* **Job**
Your answer should be one number: the count of lines in these entries that hold the word "file".

* **Extracted material**
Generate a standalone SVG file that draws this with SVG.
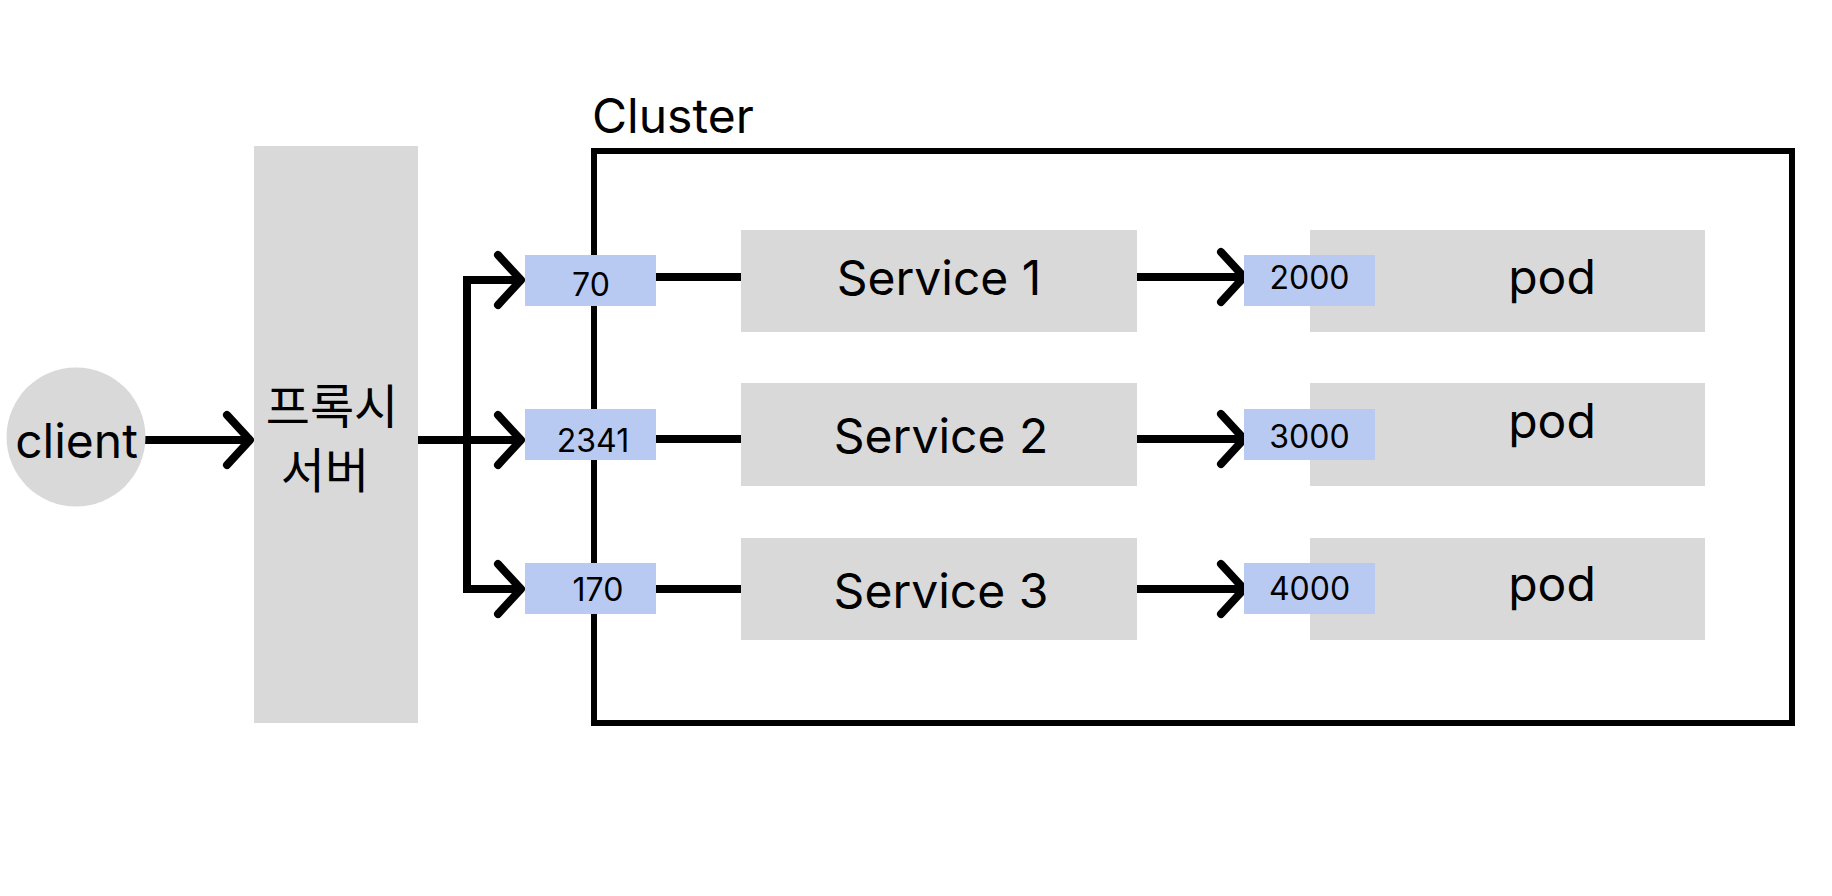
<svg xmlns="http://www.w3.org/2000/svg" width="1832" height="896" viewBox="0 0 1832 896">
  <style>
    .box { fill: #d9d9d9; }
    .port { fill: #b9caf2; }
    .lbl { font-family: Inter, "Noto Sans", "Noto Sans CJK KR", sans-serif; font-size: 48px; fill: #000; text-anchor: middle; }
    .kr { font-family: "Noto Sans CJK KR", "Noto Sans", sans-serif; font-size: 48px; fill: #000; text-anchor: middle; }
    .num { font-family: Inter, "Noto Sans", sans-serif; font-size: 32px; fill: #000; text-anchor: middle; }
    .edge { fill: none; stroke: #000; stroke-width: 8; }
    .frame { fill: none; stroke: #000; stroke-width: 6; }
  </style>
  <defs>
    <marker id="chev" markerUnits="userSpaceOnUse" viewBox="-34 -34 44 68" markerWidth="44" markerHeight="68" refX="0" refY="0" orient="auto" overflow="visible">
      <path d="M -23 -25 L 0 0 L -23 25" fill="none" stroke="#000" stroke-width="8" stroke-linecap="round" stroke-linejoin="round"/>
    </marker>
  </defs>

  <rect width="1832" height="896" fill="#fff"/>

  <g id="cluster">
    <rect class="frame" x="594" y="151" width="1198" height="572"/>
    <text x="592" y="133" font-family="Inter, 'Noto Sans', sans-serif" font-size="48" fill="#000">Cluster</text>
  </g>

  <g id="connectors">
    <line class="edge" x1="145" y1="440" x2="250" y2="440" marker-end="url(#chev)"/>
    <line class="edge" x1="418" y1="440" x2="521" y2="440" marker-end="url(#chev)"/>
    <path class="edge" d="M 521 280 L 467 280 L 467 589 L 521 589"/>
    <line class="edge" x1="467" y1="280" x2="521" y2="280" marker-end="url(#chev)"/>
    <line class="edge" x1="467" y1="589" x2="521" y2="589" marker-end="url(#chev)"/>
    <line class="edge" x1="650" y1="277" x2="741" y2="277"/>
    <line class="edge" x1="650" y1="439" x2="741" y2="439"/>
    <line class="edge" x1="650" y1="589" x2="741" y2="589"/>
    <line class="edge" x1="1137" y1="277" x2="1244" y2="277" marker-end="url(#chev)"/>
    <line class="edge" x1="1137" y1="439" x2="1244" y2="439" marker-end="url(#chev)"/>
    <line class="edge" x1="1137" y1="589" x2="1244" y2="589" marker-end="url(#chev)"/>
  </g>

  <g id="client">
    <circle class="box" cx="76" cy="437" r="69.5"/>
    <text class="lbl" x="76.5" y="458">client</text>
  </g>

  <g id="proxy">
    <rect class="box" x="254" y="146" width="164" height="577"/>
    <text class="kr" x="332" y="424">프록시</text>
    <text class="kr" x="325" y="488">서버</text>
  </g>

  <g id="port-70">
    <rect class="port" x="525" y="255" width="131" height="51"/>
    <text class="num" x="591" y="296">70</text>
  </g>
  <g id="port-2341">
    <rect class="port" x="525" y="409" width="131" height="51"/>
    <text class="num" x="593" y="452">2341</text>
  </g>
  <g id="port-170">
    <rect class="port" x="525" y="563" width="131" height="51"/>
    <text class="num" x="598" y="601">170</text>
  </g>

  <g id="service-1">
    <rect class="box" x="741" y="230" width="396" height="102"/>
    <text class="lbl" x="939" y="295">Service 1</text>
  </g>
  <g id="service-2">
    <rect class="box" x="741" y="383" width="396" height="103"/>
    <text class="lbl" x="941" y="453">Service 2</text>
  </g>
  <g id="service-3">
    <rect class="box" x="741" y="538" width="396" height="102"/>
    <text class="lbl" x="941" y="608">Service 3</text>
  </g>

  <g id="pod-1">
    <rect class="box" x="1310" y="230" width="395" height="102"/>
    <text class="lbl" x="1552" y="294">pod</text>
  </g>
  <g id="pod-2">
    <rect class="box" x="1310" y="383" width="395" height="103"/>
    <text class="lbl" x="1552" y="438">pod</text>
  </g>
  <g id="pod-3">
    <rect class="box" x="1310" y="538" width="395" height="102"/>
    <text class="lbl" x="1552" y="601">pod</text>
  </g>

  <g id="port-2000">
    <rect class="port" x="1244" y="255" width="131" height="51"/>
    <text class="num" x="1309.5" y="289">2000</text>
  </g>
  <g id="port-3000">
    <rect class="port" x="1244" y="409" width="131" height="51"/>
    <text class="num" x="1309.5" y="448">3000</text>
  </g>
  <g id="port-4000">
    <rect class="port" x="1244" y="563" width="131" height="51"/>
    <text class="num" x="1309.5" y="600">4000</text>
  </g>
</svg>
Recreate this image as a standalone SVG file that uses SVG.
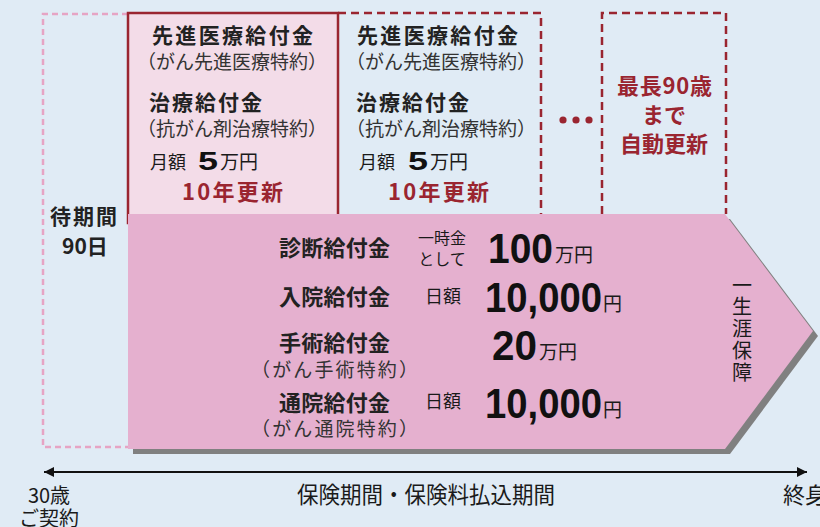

* **Task output**
2